▸ WHAT YOU WILL DO:
Go through the listing and set it down exactly, leaving out its pictures.

-- START --

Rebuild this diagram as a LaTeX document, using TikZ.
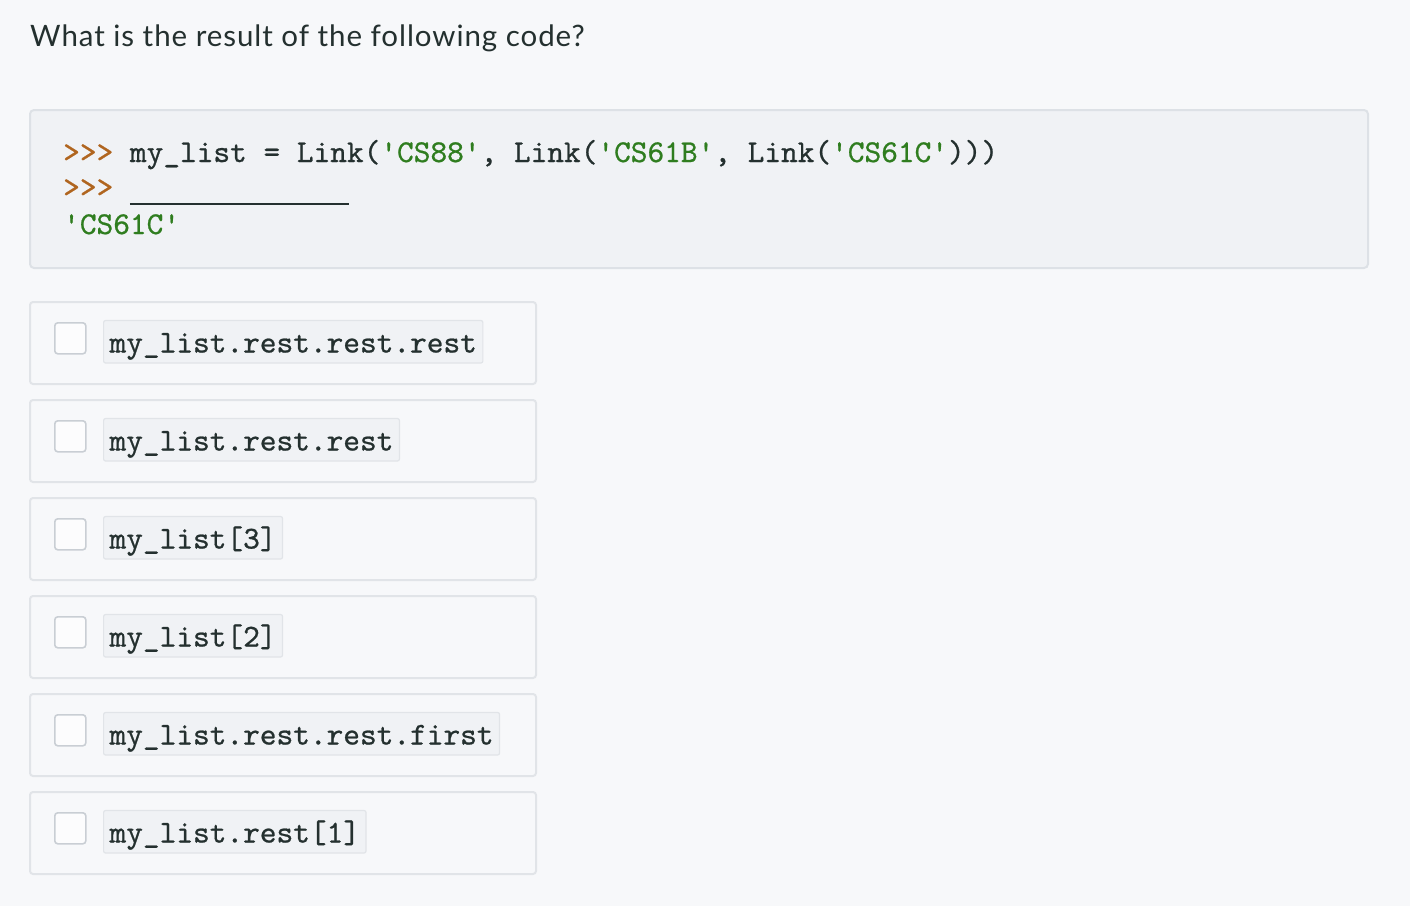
\documentclass[tikz,border=0pt]{standalone}
\usepackage{fontspec}
\newfontfamily\titlefont{Lato}[LetterSpace=3.2]
\newfontfamily\codefont{lmmono10-regular.otf}[FakeBold=0.7]
\definecolor{pagebg}{HTML}{F7F8FA}
\definecolor{codebg}{HTML}{F0F2F5}
\definecolor{codeborder}{HTML}{DDE1E6}
\definecolor{boxborder}{HTML}{E1E4E8}
\definecolor{cbborder}{HTML}{C9CED4}
\definecolor{ink}{HTML}{24302F}
\definecolor{prompt}{HTML}{B0651F}
\definecolor{strg}{HTML}{2F7D1F}
\tikzset{
  codetxt/.style={font=\codefont\fontsize{31.8}{36}\selectfont, text=ink, inner sep=0pt, anchor=base west},
  codeblock/.style={draw=codeborder, fill=codebg, line width=2pt, rounded corners=4pt, anchor=north west, minimum width=1338pt, minimum height=158pt, inner sep=0pt},
  optbox/.style={draw=boxborder, fill=pagebg, line width=2pt, rounded corners=3pt, anchor=north west, minimum width=506pt, minimum height=82pt, inner sep=0pt},
  checkbox/.style={draw=cbborder, fill=white!60!pagebg, line width=1.6pt, rounded corners=3pt, anchor=north west, minimum size=31pt, inner sep=0pt},
  chip/.style={codetxt, draw=boxborder, fill=codebg, line width=1.2pt, rounded corners=2pt, inner xsep=6pt, inner ysep=0pt, text height=32pt, text depth=10.5pt},
}
\newcommand{\pr}{{\color{prompt}>>>}}
\newcommand{\st}[1]{{\color{strg}#1}}
\begin{document}
\begin{tikzpicture}[x=1pt,y=-1pt]
\useasboundingbox (0,0) rectangle (1410,906);
\fill[pagebg] (0,0) rectangle (1410,906);
\node[font=\titlefont\fontsize{29.5}{34}\selectfont, text=ink, anchor=base west, inner sep=0pt] (title) at (30,46) {What is the result of the following code?};
\node[codeblock] (code) at (29,109) {};
\node[codetxt] (line1) at (63,162) {\pr{} my\_list = Link(\st{'CS88'}, Link(\st{'CS61B'}, Link(\st{'CS61C'})))};
\node[codetxt] (line2) at (63,197) {\pr{} {\color{ink}\rule[-7.5pt]{219pt}{1.8pt}}};
\node[codetxt] (line3) at (63,234) {\st{'CS61C'}};
\foreach \i/\t in {1/{my\_list.rest.rest.rest},2/{my\_list.rest.rest},3/{my\_list[3]},4/{my\_list[2]},5/{my\_list.rest.rest.first},6/{my\_list.rest[1]}}{
  \pgfmathsetmacro{\top}{301+98*(\i-1)}
  \node[optbox] (box\i) at (29,\top) {};
  \node[checkbox] (cb\i) at (54,\top+21) {};
  \node[chip] (chip\i) at (103,\top+51.5) {\t};
}
\end{tikzpicture}
\end{document}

-- END --

▸ WRITTEN SOLUTION:
Rebuild this diagram as a LaTeX document, using TikZ.
\documentclass[tikz,border=0pt]{standalone}
\usepackage{fontspec}
\newfontfamily\titlefont{Lato}[LetterSpace=3.2]
\newfontfamily\codefont{lmmono10-regular.otf}[FakeBold=0.7]
\definecolor{pagebg}{HTML}{F7F8FA}
\definecolor{codebg}{HTML}{F0F2F5}
\definecolor{codeborder}{HTML}{DDE1E6}
\definecolor{boxborder}{HTML}{E1E4E8}
\definecolor{cbborder}{HTML}{C9CED4}
\definecolor{ink}{HTML}{24302F}
\definecolor{prompt}{HTML}{B0651F}
\definecolor{strg}{HTML}{2F7D1F}
\tikzset{
  codetxt/.style={font=\codefont\fontsize{31.8}{36}\selectfont, text=ink, inner sep=0pt, anchor=base west},
  codeblock/.style={draw=codeborder, fill=codebg, line width=2pt, rounded corners=4pt, anchor=north west, minimum width=1338pt, minimum height=158pt, inner sep=0pt},
  optbox/.style={draw=boxborder, fill=pagebg, line width=2pt, rounded corners=3pt, anchor=north west, minimum width=506pt, minimum height=82pt, inner sep=0pt},
  checkbox/.style={draw=cbborder, fill=white!60!pagebg, line width=1.6pt, rounded corners=3pt, anchor=north west, minimum size=31pt, inner sep=0pt},
  chip/.style={codetxt, draw=boxborder, fill=codebg, line width=1.2pt, rounded corners=2pt, inner xsep=6pt, inner ysep=0pt, text height=32pt, text depth=10.5pt},
}
\newcommand{\pr}{{\color{prompt}>>>}}
\newcommand{\st}[1]{{\color{strg}#1}}
\begin{document}
\begin{tikzpicture}[x=1pt,y=-1pt]
\useasboundingbox (0,0) rectangle (1410,906);
\fill[pagebg] (0,0) rectangle (1410,906);
\node[font=\titlefont\fontsize{29.5}{34}\selectfont, text=ink, anchor=base west, inner sep=0pt] (title) at (30,46) {What is the result of the following code?};
\node[codeblock] (code) at (29,109) {};
\node[codetxt] (line1) at (63,162) {\pr{} my\_list = Link(\st{'CS88'}, Link(\st{'CS61B'}, Link(\st{'CS61C'})))};
\node[codetxt] (line2) at (63,197) {\pr{} {\color{ink}\rule[-7.5pt]{219pt}{1.8pt}}};
\node[codetxt] (line3) at (63,234) {\st{'CS61C'}};
\foreach \i/\t in {1/{my\_list.rest.rest.rest},2/{my\_list.rest.rest},3/{my\_list[3]},4/{my\_list[2]},5/{my\_list.rest.rest.first},6/{my\_list.rest[1]}}{
  \pgfmathsetmacro{\top}{301+98*(\i-1)}
  \node[optbox] (box\i) at (29,\top) {};
  \node[checkbox] (cb\i) at (54,\top+21) {};
  \node[chip] (chip\i) at (103,\top+51.5) {\t};
}
\end{tikzpicture}
\end{document}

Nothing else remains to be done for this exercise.